There have been a few times in my short history as a parent where my husband and I have engineered activities that I believe are singlehandedly fun enough to provide all the happiness my kids need for their entire childhoods. And last Saturday, that’s how I felt when we set up the tetherball, grilled some sliders and dogs, broke out our new Epson HD movie projector ($700), hung a bedsheet on the side of the house, and held an outdoor screening of Michael Jackson’s This Is It for my two daughters plus a dozen of their closest neighborhood friends. The resolution on the projector was so incredible that I was able to start the movie even before it was dark, which parents of the younger kids appreciated.
The movie projector was an investment, but to me the purchase seemed bigger than just another gadget to add to the rec room. I viewed it as a way to recapture the summers I grew up with. Other than the technologically advanced projector and the actual movie we played (my six-year-old is MJ-obsessed, so I didn’t have much of a say in the matter), I tried to keep the party old-school – no evite (“Just come on over!”), no fancy food. I wanted to recreate the warm summer nights I remember in the neighborhood where I grew up, where families just made spontaneous bbq plans by shouting across the street, and no matter how many people showed up, there always seemed to be enough food and things to do. We spread some picnic blankets on the patio and the kids munched on popcorn, popping up themselves to dance to “Beat It” or “Thriller” when the spirit moved them.
- 6:00 Arrival. Tetherball, whiffle ball, hula hoops, jump ropes.
- 6:30 Grill Time!
- 7:00 Movie Begins (Hand out Twizzlers and Good & Plenty’s)
- 8:30 Ice Cream Sandwiches.
- 9:00 Everyone Leaves.
YouKnowForKids.com has a fantastic selection of summer movies from the 80s. Here are some other ideas:
- For kids under 5: My Neighbor Totoro, Finding Nemo, The Muppet Movie
- For kids under 8: The Love Bug, This Is It
- For kids under 8-12: Pink Panther, Freaky Friday (original)
I went classic with modern upgrades, i.e. the hamburger beef was grass-fed and the hot dogs were all-beef, uncured, and nitrate-free (from Trader Joe’s).

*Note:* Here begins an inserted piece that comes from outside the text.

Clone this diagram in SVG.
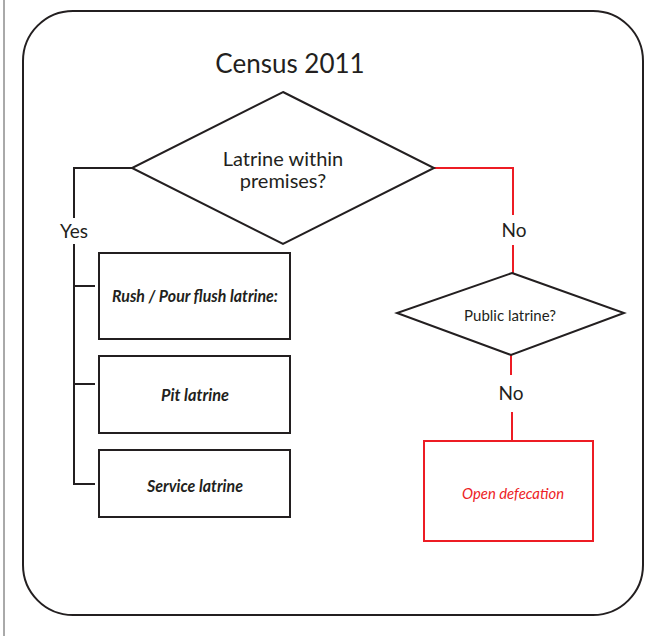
<svg xmlns="http://www.w3.org/2000/svg" width="658" height="636" viewBox="0 0 658 636">
<style>
.k{fill:none;stroke:#231f20;stroke-width:2}
.r{fill:none;stroke:#ed1c24;stroke-width:2}
.t{font-family:Lato,"Open Sans",sans-serif;fill:#231f20;text-anchor:middle}
.b{font-family:Lato,"Open Sans",sans-serif;font-weight:bold;font-style:italic;fill:#231f20;text-anchor:middle;font-size:17px}
</style>
<rect width="658" height="636" fill="#fff"/>
<line x1="4" y1="0" x2="4" y2="636" stroke="#555" stroke-width="1"/>
<rect x="23" y="11" width="620" height="604" rx="50" ry="50" class="k" stroke-width="2.5"/>
<text class="t" x="290" y="73" font-size="26">Census 2011</text>
<g id="connectors">
<polyline class="k" points="132,168 74,168 74,218"/>
<polyline class="k" points="74,244 74,484 95,484"/>
<line class="k" x1="74" y1="286" x2="95" y2="286"/>
<line class="k" x1="74" y1="384" x2="95" y2="384"/>
<text class="t" x="74" y="238" font-size="19">Yes</text>
<polyline class="r" points="434,168 513,168 513,215"/>
<line class="r" x1="513" y1="245" x2="513" y2="273"/>
<text class="t" x="514" y="237" font-size="19">No</text>
<line class="r" x1="511" y1="355" x2="511" y2="375"/>
<line class="r" x1="512" y1="412" x2="512" y2="441"/>
<text class="t" x="511" y="400" font-size="19">No</text>
</g>
<g id="q1">
<polygon class="k" points="283,92 434,168 283,244 132,168"/>
<text class="t" x="283" y="166" font-size="20">Latrine within</text>
<text class="t" x="283" y="188" font-size="20">premises?</text>
</g>
<g id="q2">
<polygon class="k" points="512,273 624,313 511,355 397,313"/>
<text class="t" x="510" y="321" font-size="15">Public latrine?</text>
</g>
<g id="flush">
<rect class="k" x="99" y="253" width="191" height="86"/>
<text class="b" x="195" y="302" textLength="166" lengthAdjust="spacingAndGlyphs">Rush / Pour flush latrine:</text>
</g>
<g id="pit">
<rect class="k" x="99" y="356" width="191" height="77"/>
<text class="b" x="195" y="401" textLength="68" lengthAdjust="spacingAndGlyphs">Pit latrine</text>
</g>
<g id="service">
<rect class="k" x="99" y="450" width="191" height="67"/>
<text class="b" x="195" y="492" textLength="96" lengthAdjust="spacingAndGlyphs">Service latrine</text>
</g>
<g id="open">
<rect class="r" x="424" y="441" width="169" height="100"/>
<text class="t" x="513" y="499" font-size="16" font-style="italic" style="fill:#ed1c24" textLength="102" lengthAdjust="spacingAndGlyphs">Open defecation</text>
</g>
</svg>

Follow the link for one version or try mine: scoop out the flesh from two avocados into a medium bowl. Add the juice from a half lime, 1 teaspoon finely minced red onion, 10 grape tomatoes (halved), 1 tablespoon chopped cilantro, and a generous pinch of salt. Mash with a fork until slightly smooth, slightly chunky. Serve with chips.
I served both on whole-wheat dinner rolls. I like giving kids sliders instead of full-fledged burgers – that way they can grab a burger and a dog (always a tough decision for a kid if you can only have one) and not eat themselves sick. This recipe has you doing them in the oven, but if it’s warm out, they’re perfect for the grill.

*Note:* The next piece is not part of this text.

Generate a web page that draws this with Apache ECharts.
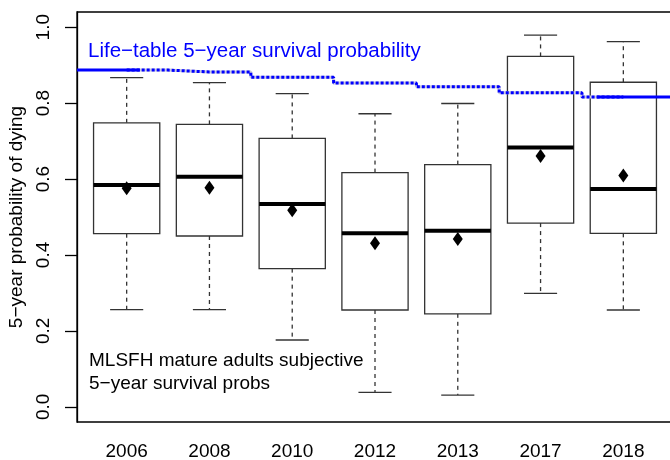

I knew there were some vegetarians in the group (mostly parents), so I made a bunch of different combos in the afternoon (spinach and cheese, chicken and cheese, just cheese), wrapped them in foil, and then reheated them right before everyone came over. My fellow Family Kitchen blogger Caroline had a great quesadilla tutorial a few weeks ago that I followed closely or you can try this recipe.

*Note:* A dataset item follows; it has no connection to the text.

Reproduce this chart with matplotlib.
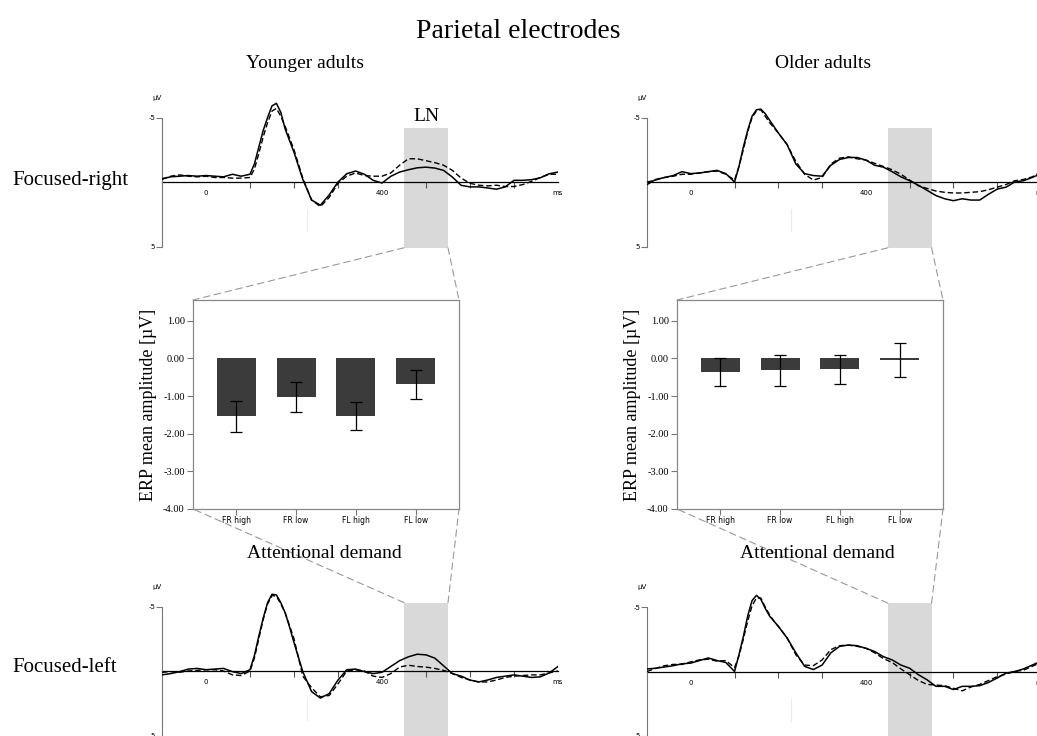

This was a suggestion from another Family Kitchen blogger – Kelsey Banfield – and what a hit! The kids couldn’t believe their luck. The trick is to make sure the sandwiches are really frozen before you serve – otherwise, the ice cream is too soft and oozes out the side, making for an unmanageable mess. Use your favorite cookie recipe – I used this chocolate chocolate chip one and then stuffed them with vanilla and chocolate ice cream.